Crucially, the Swedish manufacturer also refused to let its global network of dealers build up stock. Every one of the 170-odd boats it delivers each year has a firm order at the end of it, as well as a one-third deposit — significantly higher than the industry norm of 10% — giving the company a healthy cashflow and minimising cancellations. "A lot of manufacturers don't produce on direct orders but on forecasts," explains managing director Magnus Rassy. "Suddenly you think you will sell more than you really are, and then you have a big stock, it costs lots of money and you have a poor situation." It's a point that manufacturers the world over, not just boatbuilders, have painfully learnt since the start of the economic crisis, as production lines stand idle while inventories have been slashed.
Rassy, the son of company founder Christoph, has been designing and building boats since he was 16. He took over the helm from his father six years ago and, while acknowledging that the current recession is the worst in Hallberg-Rassy's 66-year history, is confident of the firm's ability to weather the current storms. "We are in the fortunate position that we first make the money and then we make the investment," he says. "We have no money loan in the company and we look at things in the very long term."
This freedom from debt has made a recent modest production slowdown a relatively painless process. Rassy admits that further cutbacks are possible at the firm's two west coast bases and might involve more redundancies — staff numbers were recently trimmed by 10% to 245 — but is unfazed by the prospect. "We could reduce capacity much more than we have done without any problems," he says.
The real key to the Hallberg-Rassy's success, though, is the strength of its brand. Regarded as safe, reliable and supremely comfortable, they are the ultimate go-anywhere boats and monotonously top readers' wishlists in surveys by magazines such as Yachting Monthly.
Here again, though, the company has flown in the face of business orthodoxy. Instead of expanding its range — into racing boats, for example — or experimenting with cutting-edge techniques, Hallberg-Rassy has stuck with the formula that made its name.
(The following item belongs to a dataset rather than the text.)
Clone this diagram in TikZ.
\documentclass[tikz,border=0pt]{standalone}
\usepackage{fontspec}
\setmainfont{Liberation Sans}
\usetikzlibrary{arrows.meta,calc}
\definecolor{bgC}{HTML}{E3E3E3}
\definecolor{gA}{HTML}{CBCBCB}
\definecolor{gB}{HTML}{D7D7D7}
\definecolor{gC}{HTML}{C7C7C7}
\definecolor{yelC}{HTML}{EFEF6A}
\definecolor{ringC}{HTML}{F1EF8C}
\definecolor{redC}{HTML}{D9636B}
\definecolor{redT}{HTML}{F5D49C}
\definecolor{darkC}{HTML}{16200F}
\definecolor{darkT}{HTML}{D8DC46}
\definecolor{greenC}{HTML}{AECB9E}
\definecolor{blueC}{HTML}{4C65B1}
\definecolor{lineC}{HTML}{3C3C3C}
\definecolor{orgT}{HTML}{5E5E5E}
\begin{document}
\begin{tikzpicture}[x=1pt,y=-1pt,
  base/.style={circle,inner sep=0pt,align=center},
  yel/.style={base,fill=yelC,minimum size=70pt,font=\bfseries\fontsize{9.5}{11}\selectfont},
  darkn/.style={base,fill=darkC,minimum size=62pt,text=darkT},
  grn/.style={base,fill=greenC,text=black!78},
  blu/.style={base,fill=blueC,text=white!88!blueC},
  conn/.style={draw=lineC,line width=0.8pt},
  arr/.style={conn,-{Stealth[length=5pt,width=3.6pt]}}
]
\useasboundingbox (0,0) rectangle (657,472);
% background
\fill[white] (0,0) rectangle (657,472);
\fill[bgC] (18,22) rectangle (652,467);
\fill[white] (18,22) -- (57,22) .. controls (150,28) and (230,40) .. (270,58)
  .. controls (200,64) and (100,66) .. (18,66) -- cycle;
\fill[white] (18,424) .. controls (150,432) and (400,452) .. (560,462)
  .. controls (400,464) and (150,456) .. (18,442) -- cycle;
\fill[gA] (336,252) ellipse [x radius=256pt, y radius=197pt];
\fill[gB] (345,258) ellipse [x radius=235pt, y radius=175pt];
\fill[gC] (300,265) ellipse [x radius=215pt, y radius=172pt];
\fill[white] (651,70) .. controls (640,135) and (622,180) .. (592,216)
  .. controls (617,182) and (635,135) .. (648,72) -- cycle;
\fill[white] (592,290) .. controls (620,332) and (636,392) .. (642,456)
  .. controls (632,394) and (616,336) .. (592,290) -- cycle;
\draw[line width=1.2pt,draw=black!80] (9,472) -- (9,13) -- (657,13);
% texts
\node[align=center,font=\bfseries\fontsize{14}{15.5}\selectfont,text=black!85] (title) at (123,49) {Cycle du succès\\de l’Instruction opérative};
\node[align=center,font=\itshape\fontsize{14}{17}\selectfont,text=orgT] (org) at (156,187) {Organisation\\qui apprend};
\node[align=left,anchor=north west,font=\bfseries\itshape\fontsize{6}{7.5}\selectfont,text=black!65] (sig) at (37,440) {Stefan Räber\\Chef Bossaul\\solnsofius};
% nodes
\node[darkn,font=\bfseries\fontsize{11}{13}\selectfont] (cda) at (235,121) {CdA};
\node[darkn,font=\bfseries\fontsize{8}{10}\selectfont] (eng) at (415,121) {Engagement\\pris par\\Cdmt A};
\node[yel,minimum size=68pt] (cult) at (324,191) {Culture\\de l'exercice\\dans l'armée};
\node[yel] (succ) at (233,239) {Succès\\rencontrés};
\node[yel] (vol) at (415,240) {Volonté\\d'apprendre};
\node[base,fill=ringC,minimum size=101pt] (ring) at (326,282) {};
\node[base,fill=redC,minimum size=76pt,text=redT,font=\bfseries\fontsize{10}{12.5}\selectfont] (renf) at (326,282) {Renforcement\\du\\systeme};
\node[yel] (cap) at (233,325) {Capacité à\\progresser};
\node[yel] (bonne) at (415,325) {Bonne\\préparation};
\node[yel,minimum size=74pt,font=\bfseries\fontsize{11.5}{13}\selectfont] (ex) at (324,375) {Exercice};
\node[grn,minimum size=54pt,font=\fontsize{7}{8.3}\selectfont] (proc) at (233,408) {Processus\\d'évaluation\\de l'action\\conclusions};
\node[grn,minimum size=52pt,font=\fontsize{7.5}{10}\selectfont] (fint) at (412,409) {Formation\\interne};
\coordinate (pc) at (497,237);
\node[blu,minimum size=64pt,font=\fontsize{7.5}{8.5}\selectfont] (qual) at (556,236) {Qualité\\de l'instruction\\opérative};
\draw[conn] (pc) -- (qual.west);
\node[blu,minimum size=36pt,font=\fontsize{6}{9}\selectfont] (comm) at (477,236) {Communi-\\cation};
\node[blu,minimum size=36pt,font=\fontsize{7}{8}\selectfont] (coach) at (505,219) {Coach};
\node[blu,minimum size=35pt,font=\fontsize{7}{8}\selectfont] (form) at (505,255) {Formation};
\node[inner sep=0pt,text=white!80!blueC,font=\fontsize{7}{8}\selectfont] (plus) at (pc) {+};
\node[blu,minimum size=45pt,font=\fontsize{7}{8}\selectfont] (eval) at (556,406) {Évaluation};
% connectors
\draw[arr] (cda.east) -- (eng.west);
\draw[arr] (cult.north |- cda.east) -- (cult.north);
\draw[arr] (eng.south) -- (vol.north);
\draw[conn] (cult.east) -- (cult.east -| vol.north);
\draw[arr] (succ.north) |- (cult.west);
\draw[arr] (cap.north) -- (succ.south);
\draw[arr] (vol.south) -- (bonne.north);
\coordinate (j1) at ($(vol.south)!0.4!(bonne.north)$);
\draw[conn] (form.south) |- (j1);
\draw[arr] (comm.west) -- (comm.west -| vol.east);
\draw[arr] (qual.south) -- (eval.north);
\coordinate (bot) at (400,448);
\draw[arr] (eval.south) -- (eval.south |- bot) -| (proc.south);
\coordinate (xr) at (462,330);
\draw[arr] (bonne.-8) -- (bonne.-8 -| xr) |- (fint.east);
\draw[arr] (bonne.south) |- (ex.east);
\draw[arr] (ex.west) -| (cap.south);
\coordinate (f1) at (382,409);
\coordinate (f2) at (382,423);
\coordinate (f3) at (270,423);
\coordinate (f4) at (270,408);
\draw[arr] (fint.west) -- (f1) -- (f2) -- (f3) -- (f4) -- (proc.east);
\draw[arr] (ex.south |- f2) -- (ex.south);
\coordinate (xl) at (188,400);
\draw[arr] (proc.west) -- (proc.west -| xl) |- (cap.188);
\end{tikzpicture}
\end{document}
That's not to say that the firm doesn't update its designs — this year has seen new versions of its 31ft (9.4m) and 37ft (11.3m) yachts — but the new models involve subtle variations on a theme, not major makeovers. "There is a continuous development but it's more evolution than revolution," says Rassy. "We don't gamble with new technologies that we're not sure about."
This continuity of design, which means older models don't look dated when new versions are brought out, is one of the reasons for the boats' ability to hold their value. Another is Hallberg-Rassy's minimal spend on marketing, which thus accounts for a tiny fraction of the sale price. Although its yachts make the rounds of all the major boatshows, the company eschews the industry-standard glossy brochures and sexy videos — and when Europe's yachting press went to try out the new 37-footer at Hallberg-Rassy's base on Orust island earlier this year, they all, without exception, had to pay their own way. "Hallberg-Rassy doesn't spend a great deal on marketing because they've built up a reputation over 30 years," says Willie Bewes of Transworld Yachts, Hallberg-Rassy's UK agents. "They don't need to reinvent themselves every week."
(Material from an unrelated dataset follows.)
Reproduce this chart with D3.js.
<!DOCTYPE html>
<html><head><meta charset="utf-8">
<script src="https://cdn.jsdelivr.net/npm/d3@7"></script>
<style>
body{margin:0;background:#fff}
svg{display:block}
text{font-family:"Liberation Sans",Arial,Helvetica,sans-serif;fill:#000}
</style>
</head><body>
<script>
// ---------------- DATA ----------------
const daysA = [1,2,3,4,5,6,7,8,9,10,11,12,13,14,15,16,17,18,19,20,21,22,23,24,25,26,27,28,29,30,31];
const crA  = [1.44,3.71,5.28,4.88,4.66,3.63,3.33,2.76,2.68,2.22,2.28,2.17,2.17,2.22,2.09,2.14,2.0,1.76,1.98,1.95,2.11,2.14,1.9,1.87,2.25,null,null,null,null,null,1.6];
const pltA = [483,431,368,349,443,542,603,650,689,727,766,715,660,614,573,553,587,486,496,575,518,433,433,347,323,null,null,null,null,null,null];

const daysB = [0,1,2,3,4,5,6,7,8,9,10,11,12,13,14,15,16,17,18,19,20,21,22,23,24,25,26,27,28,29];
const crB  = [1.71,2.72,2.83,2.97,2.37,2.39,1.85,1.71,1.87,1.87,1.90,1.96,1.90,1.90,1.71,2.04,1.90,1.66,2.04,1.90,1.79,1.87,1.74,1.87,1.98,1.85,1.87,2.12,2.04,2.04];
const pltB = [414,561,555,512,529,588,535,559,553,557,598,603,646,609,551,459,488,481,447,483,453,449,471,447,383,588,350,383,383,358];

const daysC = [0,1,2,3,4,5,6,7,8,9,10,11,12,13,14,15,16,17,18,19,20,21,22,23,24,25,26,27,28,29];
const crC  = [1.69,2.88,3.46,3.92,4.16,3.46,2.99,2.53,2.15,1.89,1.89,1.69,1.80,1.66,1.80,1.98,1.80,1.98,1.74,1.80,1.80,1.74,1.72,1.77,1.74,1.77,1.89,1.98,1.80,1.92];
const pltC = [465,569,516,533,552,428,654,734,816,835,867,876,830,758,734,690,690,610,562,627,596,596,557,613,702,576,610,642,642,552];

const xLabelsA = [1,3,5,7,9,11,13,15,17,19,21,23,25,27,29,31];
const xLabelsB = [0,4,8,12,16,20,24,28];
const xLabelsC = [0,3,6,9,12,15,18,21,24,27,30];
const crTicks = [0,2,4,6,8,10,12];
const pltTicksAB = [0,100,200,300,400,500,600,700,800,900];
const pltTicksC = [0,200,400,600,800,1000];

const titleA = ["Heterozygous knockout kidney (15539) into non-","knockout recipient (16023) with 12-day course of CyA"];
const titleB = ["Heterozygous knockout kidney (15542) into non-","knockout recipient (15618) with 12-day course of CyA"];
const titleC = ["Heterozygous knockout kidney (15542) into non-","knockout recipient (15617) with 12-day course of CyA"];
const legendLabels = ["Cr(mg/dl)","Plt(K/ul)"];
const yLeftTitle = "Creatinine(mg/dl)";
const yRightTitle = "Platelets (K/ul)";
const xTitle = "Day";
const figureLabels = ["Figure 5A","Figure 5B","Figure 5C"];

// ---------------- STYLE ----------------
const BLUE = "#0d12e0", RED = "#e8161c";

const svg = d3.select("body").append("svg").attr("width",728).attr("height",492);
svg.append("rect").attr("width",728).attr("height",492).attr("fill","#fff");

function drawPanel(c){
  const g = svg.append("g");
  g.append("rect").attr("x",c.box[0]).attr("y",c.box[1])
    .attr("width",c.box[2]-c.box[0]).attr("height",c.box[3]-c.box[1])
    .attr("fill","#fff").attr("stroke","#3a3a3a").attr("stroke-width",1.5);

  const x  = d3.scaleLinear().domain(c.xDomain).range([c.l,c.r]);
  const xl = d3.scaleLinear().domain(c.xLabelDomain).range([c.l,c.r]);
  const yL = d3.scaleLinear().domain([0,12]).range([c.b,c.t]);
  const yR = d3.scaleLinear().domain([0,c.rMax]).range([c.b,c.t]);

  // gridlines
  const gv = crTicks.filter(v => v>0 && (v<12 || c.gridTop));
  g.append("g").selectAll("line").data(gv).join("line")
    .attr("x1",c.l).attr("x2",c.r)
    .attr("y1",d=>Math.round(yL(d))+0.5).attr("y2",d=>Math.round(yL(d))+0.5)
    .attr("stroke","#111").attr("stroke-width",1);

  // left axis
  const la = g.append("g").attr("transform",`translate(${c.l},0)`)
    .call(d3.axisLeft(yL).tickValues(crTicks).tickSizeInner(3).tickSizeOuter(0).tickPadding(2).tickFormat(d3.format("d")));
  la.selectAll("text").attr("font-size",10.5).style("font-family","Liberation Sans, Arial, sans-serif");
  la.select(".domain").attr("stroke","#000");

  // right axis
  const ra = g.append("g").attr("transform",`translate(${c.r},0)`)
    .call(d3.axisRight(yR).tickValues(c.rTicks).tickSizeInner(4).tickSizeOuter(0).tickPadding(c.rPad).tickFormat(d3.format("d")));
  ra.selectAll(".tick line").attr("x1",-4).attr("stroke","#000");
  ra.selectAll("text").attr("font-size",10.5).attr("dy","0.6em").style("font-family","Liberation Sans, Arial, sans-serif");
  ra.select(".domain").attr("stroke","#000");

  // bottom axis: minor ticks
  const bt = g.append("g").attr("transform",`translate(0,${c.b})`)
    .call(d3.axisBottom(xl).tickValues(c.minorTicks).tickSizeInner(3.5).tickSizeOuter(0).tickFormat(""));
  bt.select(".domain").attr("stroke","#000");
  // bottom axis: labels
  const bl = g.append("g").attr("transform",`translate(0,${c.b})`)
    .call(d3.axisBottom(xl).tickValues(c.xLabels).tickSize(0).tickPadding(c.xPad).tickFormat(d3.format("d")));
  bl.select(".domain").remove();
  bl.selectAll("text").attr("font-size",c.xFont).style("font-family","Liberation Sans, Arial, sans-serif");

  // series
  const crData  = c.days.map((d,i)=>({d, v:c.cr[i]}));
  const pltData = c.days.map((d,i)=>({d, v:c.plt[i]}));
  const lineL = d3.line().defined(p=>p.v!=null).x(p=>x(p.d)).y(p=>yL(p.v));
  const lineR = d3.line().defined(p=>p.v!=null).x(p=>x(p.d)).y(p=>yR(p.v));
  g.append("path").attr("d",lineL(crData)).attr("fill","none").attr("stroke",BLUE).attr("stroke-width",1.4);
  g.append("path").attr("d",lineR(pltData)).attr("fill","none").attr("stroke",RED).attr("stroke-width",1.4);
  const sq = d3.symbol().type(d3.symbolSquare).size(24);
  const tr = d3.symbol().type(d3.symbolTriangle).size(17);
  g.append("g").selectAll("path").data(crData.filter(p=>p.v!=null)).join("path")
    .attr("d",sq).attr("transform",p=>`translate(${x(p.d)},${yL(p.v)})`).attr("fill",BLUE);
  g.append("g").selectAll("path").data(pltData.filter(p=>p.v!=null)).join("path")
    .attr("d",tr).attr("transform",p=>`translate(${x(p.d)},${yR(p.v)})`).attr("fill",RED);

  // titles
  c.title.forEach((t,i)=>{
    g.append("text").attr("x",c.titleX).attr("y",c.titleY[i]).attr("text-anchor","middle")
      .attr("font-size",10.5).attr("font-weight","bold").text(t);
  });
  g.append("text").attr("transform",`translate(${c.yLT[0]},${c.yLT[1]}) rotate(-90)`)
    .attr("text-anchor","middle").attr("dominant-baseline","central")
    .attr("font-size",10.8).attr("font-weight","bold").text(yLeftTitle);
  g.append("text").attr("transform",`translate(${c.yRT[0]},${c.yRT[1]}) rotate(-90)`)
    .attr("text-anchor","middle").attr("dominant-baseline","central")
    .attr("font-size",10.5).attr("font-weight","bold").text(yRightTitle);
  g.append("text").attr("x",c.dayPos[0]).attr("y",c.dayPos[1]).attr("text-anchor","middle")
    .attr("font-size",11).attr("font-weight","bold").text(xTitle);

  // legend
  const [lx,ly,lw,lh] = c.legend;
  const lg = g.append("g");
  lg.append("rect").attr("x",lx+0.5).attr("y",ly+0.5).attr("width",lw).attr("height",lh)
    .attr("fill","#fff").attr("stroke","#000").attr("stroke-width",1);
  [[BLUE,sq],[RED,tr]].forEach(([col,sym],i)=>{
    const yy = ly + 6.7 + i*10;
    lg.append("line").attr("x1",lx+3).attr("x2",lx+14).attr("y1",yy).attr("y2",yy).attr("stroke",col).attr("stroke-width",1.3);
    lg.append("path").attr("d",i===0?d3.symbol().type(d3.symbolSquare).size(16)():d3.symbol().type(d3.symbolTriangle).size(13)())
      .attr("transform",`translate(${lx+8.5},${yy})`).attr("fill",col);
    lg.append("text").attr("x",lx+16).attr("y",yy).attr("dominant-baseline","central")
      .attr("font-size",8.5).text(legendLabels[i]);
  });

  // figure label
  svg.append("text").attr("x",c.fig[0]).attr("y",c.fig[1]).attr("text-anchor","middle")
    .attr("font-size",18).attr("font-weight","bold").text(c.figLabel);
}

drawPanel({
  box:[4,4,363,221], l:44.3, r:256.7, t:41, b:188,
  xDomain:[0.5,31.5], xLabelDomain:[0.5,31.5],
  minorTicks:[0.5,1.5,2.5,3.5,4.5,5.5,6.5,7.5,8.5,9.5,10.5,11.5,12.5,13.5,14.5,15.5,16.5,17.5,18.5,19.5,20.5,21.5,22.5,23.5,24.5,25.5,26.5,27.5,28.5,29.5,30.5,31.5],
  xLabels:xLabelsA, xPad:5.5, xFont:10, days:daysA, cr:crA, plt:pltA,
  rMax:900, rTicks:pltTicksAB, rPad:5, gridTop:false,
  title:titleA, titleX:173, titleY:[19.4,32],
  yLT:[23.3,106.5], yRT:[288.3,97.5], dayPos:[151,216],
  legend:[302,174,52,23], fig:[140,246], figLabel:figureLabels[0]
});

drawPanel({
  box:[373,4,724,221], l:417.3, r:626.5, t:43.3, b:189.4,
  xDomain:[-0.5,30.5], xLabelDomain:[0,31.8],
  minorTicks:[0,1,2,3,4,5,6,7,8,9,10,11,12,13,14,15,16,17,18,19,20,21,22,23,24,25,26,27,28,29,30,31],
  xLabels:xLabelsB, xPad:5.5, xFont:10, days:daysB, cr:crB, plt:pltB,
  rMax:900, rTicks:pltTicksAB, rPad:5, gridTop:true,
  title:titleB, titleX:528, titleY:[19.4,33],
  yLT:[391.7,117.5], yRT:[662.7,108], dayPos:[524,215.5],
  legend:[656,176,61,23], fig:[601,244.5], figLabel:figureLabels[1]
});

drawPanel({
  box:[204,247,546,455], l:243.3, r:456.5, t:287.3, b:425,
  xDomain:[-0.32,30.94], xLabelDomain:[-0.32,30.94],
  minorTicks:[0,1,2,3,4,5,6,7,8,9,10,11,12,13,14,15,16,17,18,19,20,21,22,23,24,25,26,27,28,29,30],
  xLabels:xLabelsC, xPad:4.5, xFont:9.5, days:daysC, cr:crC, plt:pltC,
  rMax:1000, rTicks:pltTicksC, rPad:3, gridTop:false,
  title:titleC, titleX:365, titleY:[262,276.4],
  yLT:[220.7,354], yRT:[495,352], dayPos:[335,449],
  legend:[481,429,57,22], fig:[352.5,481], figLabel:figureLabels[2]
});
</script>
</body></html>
What's good for buyers is also good for the company's balance sheet — as is the fact that, unlike many European competitors, Hallberg-Rassy resisted the temptation to slash costs and cut into profit margins in a bid to capture the charter market. Instead, the firm has maintained its high build-quality, and the prices of its boats — from €115,800 (plus tax) for its entry-level 9.4m model to €1.5m for a top-of-the-range 19m yacht — have held steady through the recession. "There are too many boatbuilders hardly earning any money even in the good times, how could they survive in the bad times?" says Rassy. "You have to earn money in good and bad times to survive."
Rassy should know what he's talking about — the firm has never made a loss. And he sees no more need to change his business model in the current downturn than he did in the good times. "We are doing what we are good at, we keep improving all the time and everyone knows what we stand for," he says. "That will be the case yesterday and today and tomorrow."
Has he ever thought of taking the company public? Rassy laughs at the suggestion: "We would only need to do that if we needed more money. We have found a size that is good for us and we are completely self-financed."
As other European boatbuilders founder on the rocks of leverage and over-expansion, this old-fashioned philosophy suddenly looks remarkably like common sense — at any rate, it looks set to keep Hallberg-Rassy on an even keel for many years to come.